Material supplied:

════════

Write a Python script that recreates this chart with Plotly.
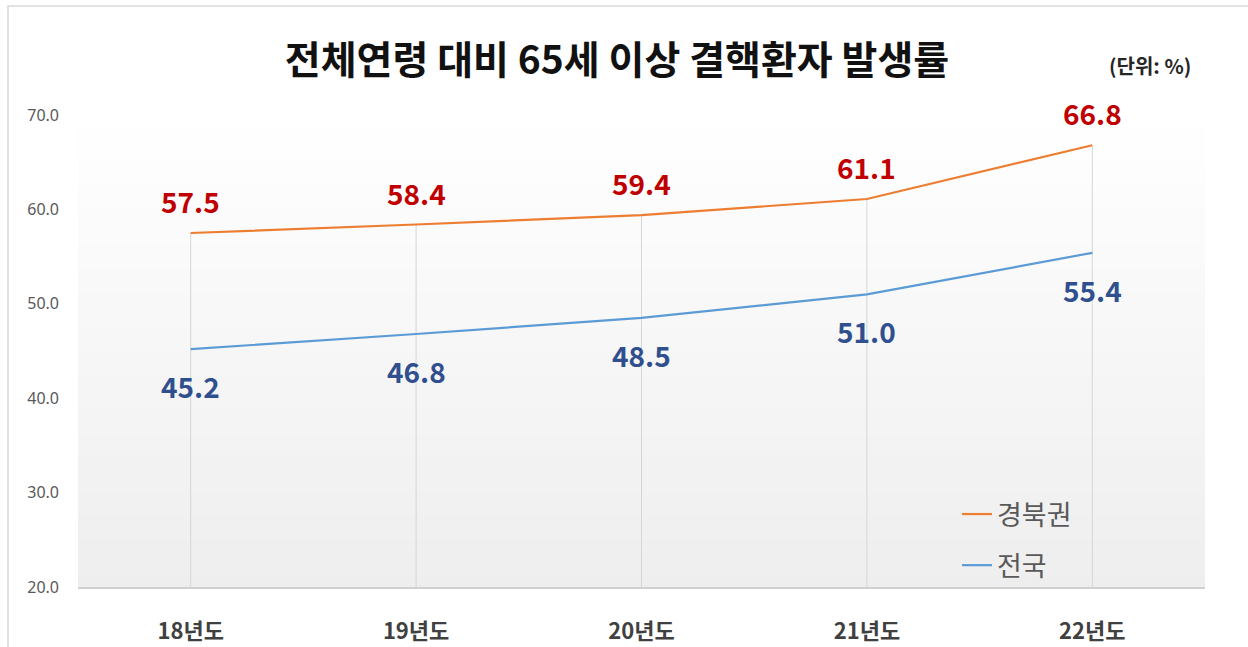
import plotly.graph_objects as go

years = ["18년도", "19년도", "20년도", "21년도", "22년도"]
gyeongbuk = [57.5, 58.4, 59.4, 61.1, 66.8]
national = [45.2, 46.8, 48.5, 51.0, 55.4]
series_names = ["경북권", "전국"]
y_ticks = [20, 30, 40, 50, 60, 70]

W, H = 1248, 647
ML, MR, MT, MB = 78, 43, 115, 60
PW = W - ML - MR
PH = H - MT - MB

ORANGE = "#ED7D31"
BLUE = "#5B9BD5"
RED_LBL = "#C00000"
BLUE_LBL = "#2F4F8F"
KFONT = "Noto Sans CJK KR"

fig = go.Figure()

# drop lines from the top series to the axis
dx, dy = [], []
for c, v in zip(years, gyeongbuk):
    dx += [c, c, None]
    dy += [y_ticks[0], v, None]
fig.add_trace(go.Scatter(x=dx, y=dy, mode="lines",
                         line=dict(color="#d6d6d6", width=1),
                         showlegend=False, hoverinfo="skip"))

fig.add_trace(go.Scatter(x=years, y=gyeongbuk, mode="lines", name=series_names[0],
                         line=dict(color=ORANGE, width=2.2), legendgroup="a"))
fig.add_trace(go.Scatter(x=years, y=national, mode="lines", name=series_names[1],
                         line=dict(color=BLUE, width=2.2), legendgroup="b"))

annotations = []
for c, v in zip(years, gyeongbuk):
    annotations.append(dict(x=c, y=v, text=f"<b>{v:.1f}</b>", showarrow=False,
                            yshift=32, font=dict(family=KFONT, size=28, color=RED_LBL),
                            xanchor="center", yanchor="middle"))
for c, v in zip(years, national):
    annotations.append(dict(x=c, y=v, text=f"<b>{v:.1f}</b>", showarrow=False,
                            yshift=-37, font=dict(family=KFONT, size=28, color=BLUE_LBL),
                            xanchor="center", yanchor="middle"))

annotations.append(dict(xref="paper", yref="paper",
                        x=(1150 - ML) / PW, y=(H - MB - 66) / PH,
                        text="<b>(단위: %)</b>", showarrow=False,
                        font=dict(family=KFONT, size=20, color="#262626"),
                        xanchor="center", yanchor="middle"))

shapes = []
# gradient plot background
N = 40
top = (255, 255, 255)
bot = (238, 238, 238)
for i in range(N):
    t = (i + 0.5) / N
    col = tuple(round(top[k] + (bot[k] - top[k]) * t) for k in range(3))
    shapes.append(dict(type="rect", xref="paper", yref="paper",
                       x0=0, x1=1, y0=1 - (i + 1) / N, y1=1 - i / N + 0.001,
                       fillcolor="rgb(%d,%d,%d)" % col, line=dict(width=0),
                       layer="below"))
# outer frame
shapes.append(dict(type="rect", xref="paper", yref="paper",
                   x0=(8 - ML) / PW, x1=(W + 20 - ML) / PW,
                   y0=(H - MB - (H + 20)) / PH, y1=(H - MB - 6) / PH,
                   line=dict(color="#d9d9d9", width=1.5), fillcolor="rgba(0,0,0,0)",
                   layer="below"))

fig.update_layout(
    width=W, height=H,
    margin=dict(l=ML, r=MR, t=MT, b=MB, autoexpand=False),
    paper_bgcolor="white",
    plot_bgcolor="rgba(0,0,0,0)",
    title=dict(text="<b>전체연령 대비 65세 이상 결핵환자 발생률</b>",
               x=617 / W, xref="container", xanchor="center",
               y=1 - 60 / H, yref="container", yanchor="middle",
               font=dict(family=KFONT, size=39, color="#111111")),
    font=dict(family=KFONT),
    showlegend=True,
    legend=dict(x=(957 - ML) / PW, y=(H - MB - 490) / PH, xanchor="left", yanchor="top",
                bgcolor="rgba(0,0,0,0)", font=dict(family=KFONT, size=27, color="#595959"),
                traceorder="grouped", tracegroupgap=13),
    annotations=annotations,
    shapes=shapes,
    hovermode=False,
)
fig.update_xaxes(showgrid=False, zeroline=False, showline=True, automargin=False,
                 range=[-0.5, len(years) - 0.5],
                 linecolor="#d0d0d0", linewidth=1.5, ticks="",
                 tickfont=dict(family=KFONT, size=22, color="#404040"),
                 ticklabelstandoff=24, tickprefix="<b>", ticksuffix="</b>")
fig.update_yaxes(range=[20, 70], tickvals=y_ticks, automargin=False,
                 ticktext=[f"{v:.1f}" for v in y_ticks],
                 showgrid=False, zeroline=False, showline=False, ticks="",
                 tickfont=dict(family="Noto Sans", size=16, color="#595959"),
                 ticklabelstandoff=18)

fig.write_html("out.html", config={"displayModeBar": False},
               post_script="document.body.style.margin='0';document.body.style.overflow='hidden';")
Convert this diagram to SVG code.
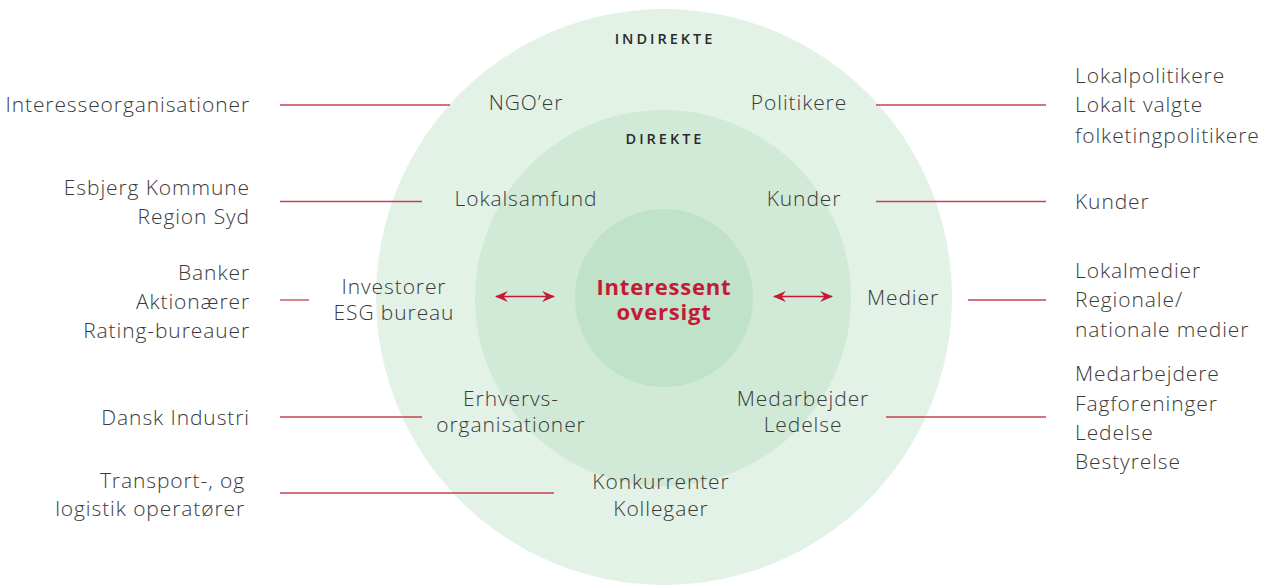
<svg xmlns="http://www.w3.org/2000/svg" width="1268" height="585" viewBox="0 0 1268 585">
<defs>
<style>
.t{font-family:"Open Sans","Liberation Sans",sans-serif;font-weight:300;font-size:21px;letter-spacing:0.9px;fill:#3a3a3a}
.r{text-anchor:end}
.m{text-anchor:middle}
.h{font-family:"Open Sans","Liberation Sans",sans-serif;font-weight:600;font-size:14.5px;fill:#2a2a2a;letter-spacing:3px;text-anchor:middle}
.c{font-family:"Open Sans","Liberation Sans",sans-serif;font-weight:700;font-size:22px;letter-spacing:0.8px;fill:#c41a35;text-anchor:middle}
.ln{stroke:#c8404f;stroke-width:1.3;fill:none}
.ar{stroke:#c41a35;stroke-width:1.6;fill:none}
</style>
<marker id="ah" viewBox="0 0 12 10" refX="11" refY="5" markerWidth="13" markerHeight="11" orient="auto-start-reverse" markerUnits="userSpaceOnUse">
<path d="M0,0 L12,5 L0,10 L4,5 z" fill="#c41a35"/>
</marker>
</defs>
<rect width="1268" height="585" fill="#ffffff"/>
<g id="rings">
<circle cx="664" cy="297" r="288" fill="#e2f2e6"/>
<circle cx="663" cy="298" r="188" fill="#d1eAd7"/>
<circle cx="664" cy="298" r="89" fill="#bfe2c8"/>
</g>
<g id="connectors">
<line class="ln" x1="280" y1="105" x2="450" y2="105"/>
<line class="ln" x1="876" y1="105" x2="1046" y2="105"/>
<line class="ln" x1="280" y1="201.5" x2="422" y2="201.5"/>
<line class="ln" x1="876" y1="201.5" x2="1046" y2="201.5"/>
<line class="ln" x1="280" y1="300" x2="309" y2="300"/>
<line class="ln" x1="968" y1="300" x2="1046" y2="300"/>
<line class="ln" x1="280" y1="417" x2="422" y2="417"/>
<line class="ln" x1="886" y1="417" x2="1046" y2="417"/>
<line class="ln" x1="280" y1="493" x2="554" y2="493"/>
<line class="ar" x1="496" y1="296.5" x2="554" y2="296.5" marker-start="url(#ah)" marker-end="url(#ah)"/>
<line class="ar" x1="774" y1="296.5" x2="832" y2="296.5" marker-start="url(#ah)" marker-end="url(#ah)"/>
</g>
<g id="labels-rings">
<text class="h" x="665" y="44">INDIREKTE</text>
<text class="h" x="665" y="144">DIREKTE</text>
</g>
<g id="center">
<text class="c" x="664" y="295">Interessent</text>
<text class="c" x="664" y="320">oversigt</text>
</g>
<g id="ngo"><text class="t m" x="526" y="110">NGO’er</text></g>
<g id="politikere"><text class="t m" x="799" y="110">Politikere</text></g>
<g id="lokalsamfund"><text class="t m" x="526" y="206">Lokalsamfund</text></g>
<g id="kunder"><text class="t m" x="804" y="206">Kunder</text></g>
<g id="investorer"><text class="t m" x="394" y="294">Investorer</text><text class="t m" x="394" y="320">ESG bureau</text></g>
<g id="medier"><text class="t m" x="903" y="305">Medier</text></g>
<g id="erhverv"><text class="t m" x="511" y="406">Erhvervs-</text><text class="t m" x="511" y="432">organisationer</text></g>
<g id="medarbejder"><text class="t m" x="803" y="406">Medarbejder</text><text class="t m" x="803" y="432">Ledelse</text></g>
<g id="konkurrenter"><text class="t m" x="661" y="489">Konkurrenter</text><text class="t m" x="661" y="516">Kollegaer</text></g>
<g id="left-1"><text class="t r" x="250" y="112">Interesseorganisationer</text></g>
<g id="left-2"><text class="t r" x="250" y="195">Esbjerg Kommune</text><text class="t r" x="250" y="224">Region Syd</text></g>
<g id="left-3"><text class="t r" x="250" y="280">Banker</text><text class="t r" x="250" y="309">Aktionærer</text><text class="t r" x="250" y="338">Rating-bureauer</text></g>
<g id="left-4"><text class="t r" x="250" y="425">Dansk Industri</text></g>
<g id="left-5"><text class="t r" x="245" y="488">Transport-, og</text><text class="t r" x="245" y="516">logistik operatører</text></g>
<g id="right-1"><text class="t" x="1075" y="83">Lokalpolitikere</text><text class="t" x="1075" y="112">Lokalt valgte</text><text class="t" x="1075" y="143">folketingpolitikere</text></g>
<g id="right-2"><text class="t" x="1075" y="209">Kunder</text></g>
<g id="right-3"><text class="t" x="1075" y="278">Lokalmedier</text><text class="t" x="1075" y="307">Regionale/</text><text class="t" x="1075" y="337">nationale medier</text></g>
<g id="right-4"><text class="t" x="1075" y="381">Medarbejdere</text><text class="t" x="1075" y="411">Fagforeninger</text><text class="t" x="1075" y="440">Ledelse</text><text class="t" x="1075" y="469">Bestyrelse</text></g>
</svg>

════════

Reproduce the material above exactly, first line through the line that contains "fig = go.Figure()", minus the pictures.

Write a Python script that recreates this chart with Plotly.
import plotly.graph_objects as go

years = ["18년도", "19년도", "20년도", "21년도", "22년도"]
gyeongbuk = [57.5, 58.4, 59.4, 61.1, 66.8]
national = [45.2, 46.8, 48.5, 51.0, 55.4]
series_names = ["경북권", "전국"]
y_ticks = [20, 30, 40, 50, 60, 70]

W, H = 1248, 647
ML, MR, MT, MB = 78, 43, 115, 60
PW = W - ML - MR
PH = H - MT - MB

ORANGE = "#ED7D31"
BLUE = "#5B9BD5"
RED_LBL = "#C00000"
BLUE_LBL = "#2F4F8F"
KFONT = "Noto Sans CJK KR"

fig = go.Figure()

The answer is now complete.